_TASK GOAL_. Reproduce, exactly and in full, the lines from the one with "Convert this chart to D3.js code." through the one with "1: Graph of" in the data below; drop pictures.

_TASK MATERIAL_.
* start *
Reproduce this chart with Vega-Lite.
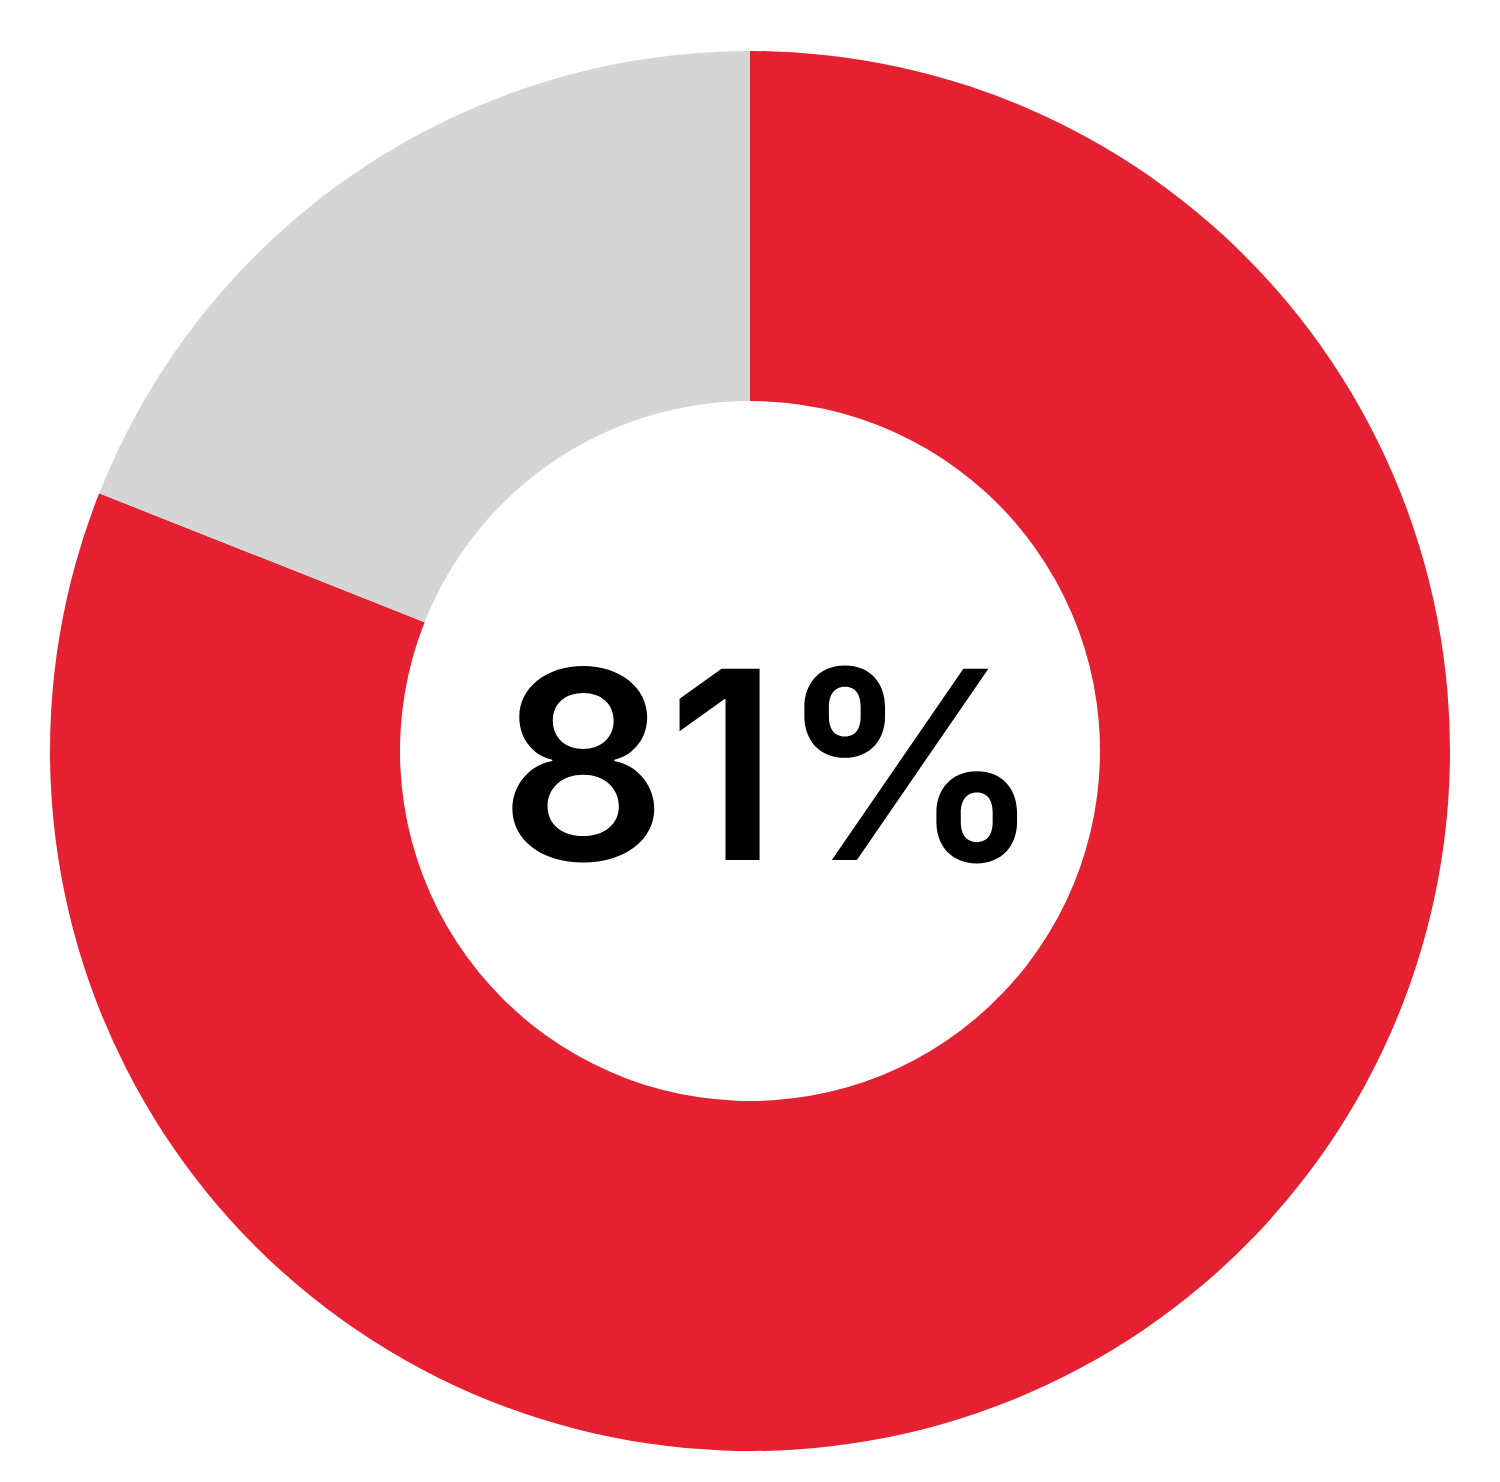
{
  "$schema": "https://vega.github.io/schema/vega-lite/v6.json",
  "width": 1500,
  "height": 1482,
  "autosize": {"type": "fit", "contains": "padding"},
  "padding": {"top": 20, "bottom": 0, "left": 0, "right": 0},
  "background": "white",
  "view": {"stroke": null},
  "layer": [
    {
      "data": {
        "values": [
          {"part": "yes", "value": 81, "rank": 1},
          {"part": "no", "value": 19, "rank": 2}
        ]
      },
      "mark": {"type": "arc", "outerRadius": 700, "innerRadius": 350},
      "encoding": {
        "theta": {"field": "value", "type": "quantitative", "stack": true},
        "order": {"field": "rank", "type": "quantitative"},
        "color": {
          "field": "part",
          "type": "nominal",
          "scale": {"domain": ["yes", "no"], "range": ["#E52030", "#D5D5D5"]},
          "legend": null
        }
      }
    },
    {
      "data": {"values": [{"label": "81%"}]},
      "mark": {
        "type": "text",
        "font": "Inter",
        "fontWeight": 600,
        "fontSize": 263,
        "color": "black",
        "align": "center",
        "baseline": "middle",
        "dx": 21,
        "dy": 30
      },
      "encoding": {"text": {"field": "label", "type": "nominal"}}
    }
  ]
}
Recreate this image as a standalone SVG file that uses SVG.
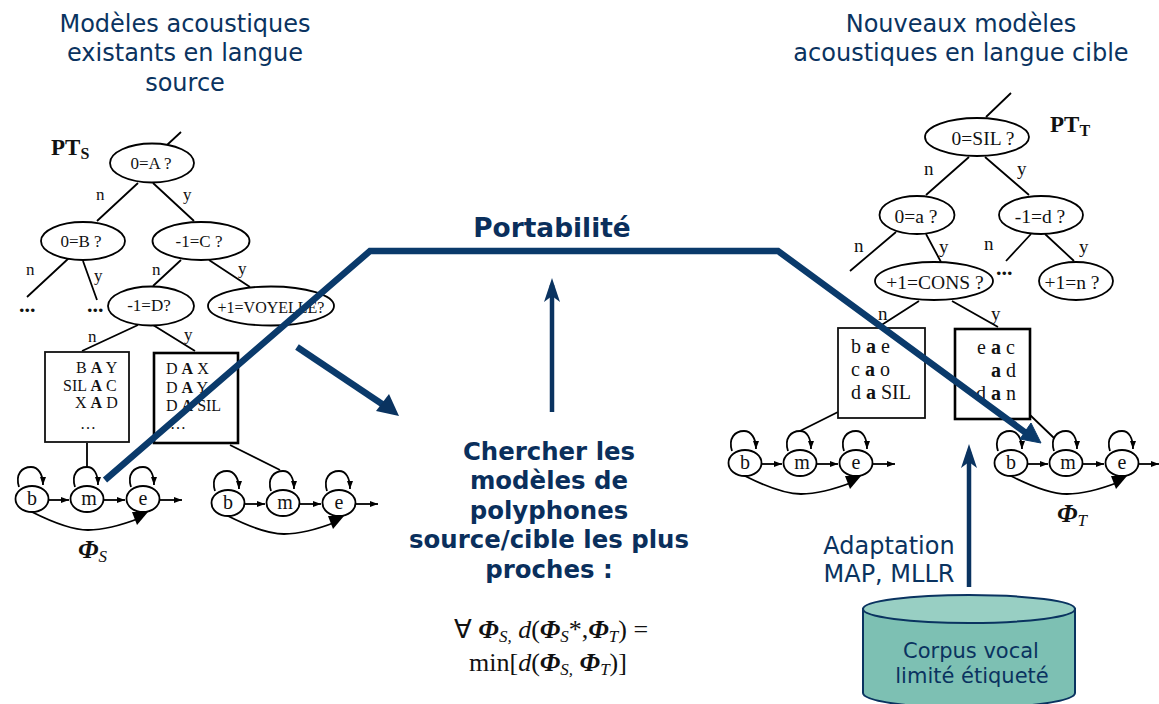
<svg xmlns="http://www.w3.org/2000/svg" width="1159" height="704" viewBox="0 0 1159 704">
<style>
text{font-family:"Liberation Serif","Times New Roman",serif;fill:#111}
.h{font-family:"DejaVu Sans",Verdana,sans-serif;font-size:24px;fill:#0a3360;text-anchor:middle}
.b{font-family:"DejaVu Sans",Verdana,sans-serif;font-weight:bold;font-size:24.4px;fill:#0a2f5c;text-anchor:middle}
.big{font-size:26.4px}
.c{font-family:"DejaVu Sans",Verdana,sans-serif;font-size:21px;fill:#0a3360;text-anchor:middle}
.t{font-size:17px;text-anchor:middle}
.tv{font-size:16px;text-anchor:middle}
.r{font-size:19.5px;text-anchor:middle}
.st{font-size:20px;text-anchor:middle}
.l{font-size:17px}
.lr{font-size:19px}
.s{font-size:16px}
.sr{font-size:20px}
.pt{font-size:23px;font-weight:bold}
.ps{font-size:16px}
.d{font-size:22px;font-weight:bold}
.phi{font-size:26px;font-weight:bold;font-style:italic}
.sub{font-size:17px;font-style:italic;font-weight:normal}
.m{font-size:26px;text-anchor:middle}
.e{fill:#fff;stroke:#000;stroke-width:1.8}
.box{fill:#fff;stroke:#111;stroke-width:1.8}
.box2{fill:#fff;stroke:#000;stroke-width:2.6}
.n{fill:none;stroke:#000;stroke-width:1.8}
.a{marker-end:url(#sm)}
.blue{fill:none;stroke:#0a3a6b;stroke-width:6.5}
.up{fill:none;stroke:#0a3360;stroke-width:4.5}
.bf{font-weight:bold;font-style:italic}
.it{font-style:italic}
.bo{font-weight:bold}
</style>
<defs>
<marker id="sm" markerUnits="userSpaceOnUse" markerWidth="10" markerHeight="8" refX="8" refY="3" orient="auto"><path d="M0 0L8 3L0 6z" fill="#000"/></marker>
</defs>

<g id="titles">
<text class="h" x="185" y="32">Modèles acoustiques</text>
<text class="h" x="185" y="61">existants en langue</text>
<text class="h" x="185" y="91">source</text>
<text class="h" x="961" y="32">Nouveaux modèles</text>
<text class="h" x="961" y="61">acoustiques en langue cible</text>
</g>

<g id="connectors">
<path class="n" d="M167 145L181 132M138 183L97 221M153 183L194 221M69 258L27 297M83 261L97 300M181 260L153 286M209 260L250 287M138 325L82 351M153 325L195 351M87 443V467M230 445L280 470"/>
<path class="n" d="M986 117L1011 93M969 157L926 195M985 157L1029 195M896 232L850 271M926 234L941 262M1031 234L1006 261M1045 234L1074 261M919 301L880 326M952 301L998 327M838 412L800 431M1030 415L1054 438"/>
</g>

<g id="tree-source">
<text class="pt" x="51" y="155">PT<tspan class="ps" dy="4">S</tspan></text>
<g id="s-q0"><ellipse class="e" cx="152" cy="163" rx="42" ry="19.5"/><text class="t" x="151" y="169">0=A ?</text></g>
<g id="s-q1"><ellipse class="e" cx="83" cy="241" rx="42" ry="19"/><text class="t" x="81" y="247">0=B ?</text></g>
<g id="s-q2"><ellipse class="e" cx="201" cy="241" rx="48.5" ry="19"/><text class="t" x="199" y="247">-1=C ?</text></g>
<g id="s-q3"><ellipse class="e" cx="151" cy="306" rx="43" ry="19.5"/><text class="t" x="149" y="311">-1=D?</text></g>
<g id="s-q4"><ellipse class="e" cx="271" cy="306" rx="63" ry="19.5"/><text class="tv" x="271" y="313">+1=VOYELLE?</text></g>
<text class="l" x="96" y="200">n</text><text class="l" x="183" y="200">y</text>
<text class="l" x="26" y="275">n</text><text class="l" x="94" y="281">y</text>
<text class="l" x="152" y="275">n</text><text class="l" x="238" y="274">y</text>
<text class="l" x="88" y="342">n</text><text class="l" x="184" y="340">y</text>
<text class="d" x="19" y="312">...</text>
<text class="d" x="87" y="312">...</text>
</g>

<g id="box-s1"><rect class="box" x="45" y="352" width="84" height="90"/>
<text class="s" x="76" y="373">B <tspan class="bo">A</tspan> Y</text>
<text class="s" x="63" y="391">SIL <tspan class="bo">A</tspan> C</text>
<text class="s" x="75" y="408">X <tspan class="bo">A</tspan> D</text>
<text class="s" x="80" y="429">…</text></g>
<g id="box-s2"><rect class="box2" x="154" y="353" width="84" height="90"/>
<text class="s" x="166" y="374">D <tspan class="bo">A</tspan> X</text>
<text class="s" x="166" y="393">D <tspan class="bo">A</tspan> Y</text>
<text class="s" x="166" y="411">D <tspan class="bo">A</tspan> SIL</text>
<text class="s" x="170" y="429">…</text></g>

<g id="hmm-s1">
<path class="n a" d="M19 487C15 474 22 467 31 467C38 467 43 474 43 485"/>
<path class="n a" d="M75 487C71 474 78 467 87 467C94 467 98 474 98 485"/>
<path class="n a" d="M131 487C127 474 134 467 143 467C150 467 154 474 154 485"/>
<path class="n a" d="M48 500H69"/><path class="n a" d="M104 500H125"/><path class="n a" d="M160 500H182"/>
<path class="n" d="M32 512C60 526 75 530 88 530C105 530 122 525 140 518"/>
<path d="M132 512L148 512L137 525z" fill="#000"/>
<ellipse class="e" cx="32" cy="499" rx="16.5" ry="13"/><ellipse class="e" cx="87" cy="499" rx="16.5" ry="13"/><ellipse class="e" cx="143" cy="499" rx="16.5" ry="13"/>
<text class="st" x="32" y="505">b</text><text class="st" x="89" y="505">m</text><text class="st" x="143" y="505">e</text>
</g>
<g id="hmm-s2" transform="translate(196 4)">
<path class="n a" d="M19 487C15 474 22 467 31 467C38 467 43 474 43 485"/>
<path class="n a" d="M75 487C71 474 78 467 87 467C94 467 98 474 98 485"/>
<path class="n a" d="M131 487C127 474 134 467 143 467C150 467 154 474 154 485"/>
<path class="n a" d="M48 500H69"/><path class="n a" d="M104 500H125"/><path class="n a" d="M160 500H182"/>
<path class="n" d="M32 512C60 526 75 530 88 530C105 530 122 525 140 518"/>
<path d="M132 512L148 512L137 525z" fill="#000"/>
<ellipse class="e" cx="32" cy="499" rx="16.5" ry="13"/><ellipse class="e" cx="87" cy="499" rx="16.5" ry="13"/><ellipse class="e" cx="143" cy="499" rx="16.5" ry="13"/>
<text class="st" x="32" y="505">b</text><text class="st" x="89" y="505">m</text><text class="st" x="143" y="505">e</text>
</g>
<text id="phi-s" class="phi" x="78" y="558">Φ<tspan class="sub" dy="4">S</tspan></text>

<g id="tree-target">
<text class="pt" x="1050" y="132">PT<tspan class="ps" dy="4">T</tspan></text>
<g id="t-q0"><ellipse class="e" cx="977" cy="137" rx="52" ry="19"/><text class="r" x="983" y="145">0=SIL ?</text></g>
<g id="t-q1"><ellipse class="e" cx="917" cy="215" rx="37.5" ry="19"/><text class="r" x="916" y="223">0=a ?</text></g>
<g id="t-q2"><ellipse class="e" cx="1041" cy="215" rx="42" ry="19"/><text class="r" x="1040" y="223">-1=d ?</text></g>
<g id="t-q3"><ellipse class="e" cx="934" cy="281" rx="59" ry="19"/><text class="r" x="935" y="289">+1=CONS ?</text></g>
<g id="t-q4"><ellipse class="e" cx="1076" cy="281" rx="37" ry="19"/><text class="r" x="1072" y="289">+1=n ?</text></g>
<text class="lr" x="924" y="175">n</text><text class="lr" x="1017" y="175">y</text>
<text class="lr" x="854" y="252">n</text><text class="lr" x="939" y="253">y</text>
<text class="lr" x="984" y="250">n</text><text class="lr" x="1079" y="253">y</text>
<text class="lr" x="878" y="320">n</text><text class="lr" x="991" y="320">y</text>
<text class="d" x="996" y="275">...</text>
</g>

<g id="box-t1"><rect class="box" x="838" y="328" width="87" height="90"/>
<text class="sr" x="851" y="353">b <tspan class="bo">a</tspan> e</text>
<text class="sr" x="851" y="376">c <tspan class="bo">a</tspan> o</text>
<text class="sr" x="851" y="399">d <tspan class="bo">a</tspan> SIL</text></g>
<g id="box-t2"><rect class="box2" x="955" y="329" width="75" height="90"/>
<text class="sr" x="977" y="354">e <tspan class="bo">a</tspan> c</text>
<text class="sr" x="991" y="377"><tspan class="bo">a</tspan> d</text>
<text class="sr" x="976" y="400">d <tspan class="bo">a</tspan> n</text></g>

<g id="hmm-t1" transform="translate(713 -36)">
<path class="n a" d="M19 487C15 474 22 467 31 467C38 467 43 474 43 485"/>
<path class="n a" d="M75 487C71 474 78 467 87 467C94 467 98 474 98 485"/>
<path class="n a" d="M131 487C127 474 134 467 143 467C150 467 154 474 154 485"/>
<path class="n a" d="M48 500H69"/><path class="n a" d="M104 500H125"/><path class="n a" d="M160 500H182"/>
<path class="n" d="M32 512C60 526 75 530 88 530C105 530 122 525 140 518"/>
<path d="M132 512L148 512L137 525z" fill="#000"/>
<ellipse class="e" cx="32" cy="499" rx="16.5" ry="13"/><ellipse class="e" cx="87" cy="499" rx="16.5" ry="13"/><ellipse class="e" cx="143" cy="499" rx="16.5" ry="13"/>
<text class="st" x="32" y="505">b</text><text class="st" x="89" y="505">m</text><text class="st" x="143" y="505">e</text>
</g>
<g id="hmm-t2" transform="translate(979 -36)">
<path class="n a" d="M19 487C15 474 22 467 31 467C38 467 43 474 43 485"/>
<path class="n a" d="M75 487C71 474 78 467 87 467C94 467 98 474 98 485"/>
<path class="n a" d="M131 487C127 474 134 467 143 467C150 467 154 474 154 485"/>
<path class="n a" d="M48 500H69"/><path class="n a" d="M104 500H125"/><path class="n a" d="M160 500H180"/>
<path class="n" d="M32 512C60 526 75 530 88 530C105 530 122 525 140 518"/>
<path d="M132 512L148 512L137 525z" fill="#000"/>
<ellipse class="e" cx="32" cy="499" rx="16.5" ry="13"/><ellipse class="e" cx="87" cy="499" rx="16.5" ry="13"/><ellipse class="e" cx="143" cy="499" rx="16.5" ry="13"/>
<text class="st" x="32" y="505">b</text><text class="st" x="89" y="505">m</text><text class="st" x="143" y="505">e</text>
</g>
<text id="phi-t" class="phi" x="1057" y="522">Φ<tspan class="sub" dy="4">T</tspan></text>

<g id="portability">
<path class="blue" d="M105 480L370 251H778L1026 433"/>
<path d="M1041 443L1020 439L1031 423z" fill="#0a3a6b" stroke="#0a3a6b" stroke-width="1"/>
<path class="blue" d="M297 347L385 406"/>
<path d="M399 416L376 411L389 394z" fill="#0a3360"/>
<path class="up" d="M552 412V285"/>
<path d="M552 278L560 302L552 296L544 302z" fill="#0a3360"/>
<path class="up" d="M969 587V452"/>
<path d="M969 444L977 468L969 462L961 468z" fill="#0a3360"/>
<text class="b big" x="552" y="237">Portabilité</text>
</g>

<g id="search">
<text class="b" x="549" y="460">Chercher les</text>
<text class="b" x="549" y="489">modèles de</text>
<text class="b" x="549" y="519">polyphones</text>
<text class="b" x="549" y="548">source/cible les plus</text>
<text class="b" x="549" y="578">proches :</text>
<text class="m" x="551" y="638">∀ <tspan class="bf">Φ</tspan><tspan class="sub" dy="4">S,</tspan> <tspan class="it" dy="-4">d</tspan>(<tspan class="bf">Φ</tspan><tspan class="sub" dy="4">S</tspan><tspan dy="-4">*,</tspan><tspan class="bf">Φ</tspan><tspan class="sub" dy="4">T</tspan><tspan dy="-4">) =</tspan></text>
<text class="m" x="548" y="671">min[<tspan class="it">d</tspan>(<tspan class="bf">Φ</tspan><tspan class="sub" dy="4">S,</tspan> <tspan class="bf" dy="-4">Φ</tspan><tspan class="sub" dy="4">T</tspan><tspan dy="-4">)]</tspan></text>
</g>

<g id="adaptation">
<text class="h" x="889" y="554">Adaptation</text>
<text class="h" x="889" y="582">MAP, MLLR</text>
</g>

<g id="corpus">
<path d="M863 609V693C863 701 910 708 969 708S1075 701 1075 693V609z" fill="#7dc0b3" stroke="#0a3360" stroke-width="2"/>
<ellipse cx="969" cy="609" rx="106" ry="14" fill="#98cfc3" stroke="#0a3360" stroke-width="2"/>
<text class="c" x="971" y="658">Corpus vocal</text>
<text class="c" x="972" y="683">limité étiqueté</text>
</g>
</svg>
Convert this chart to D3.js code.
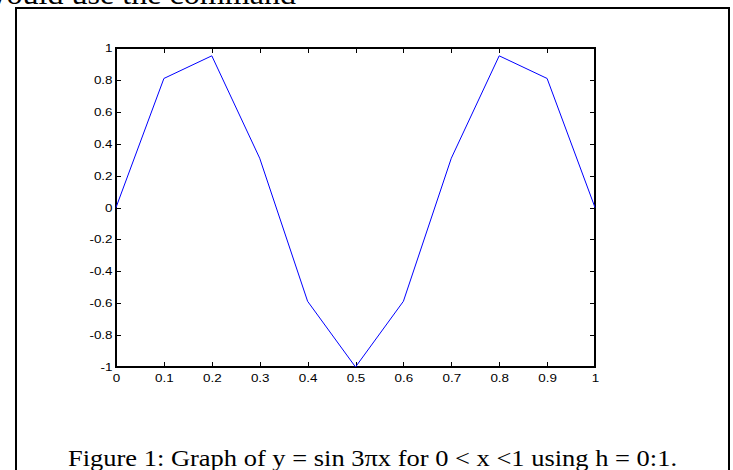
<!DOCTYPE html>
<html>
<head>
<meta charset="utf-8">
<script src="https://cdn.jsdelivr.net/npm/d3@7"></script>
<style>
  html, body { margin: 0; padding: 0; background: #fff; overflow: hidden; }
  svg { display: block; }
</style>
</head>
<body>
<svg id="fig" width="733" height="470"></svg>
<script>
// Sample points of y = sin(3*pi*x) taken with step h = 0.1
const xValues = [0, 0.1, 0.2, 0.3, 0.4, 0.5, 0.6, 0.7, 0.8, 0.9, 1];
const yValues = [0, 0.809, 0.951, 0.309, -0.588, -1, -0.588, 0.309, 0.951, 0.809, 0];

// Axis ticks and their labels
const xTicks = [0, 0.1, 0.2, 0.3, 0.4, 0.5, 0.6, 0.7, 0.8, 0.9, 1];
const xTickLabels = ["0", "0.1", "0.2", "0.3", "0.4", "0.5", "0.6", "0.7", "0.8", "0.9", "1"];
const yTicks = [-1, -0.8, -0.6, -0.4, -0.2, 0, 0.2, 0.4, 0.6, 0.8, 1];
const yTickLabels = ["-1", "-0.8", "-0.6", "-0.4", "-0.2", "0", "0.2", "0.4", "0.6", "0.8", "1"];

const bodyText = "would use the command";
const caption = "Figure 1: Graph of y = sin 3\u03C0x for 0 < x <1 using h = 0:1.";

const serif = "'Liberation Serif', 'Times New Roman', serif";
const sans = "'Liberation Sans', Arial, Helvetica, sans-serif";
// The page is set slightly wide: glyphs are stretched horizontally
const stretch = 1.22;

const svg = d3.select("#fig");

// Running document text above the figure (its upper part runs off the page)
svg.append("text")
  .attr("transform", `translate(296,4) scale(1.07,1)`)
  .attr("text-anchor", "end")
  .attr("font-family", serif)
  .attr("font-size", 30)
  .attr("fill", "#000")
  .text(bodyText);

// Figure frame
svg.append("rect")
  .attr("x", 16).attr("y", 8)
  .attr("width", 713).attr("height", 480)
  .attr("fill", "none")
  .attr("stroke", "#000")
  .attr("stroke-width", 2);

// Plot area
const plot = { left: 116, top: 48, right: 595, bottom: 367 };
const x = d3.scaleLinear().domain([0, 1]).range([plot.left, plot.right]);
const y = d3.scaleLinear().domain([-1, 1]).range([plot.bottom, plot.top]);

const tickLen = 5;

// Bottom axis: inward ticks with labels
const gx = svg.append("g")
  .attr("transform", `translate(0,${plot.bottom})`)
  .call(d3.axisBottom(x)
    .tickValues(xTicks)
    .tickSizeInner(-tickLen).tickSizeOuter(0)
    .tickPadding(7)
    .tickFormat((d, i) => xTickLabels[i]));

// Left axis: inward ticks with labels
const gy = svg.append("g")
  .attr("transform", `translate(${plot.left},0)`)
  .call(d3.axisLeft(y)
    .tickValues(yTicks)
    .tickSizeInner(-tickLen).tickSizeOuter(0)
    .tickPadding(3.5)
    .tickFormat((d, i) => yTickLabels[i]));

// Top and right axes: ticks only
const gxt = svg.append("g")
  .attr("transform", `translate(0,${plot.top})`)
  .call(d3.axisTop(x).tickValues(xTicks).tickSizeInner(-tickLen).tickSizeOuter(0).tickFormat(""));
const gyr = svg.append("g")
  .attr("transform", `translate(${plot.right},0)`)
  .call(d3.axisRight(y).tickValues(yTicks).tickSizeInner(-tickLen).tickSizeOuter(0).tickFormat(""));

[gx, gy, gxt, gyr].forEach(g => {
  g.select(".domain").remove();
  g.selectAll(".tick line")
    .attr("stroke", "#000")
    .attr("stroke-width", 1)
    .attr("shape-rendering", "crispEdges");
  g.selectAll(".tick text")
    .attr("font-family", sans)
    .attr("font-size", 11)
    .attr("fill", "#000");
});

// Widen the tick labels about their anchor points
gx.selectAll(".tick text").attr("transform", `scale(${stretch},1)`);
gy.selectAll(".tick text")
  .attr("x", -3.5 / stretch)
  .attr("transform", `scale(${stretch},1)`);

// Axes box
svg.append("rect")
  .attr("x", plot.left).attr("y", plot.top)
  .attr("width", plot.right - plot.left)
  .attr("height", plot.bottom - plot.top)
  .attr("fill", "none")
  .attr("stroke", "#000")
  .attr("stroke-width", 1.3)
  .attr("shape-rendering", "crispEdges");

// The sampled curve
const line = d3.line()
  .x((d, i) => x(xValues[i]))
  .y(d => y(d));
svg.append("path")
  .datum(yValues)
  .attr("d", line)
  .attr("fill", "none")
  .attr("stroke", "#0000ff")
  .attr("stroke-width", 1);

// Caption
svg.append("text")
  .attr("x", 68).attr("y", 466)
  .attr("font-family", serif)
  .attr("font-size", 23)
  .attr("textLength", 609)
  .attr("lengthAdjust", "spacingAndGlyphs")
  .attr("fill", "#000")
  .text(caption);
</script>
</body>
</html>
* end *
_RESPONSE TO THE EXERCISE_.
Convert this chart to D3.js code.
<!DOCTYPE html>
<html>
<head>
<meta charset="utf-8">
<script src="https://cdn.jsdelivr.net/npm/d3@7"></script>
<style>
  html, body { margin: 0; padding: 0; background: #fff; overflow: hidden; }
  svg { display: block; }
</style>
</head>
<body>
<svg id="fig" width="733" height="470"></svg>
<script>
// Sample points of y = sin(3*pi*x) taken with step h = 0.1
const xValues = [0, 0.1, 0.2, 0.3, 0.4, 0.5, 0.6, 0.7, 0.8, 0.9, 1];
const yValues = [0, 0.809, 0.951, 0.309, -0.588, -1, -0.588, 0.309, 0.951, 0.809, 0];

// Axis ticks and their labels
const xTicks = [0, 0.1, 0.2, 0.3, 0.4, 0.5, 0.6, 0.7, 0.8, 0.9, 1];
const xTickLabels = ["0", "0.1", "0.2", "0.3", "0.4", "0.5", "0.6", "0.7", "0.8", "0.9", "1"];
const yTicks = [-1, -0.8, -0.6, -0.4, -0.2, 0, 0.2, 0.4, 0.6, 0.8, 1];
const yTickLabels = ["-1", "-0.8", "-0.6", "-0.4", "-0.2", "0", "0.2", "0.4", "0.6", "0.8", "1"];

const bodyText = "would use the command";
const caption = "Figure 1: Graph of y = sin 3\u03C0x for 0 < x <1 using h = 0:1.";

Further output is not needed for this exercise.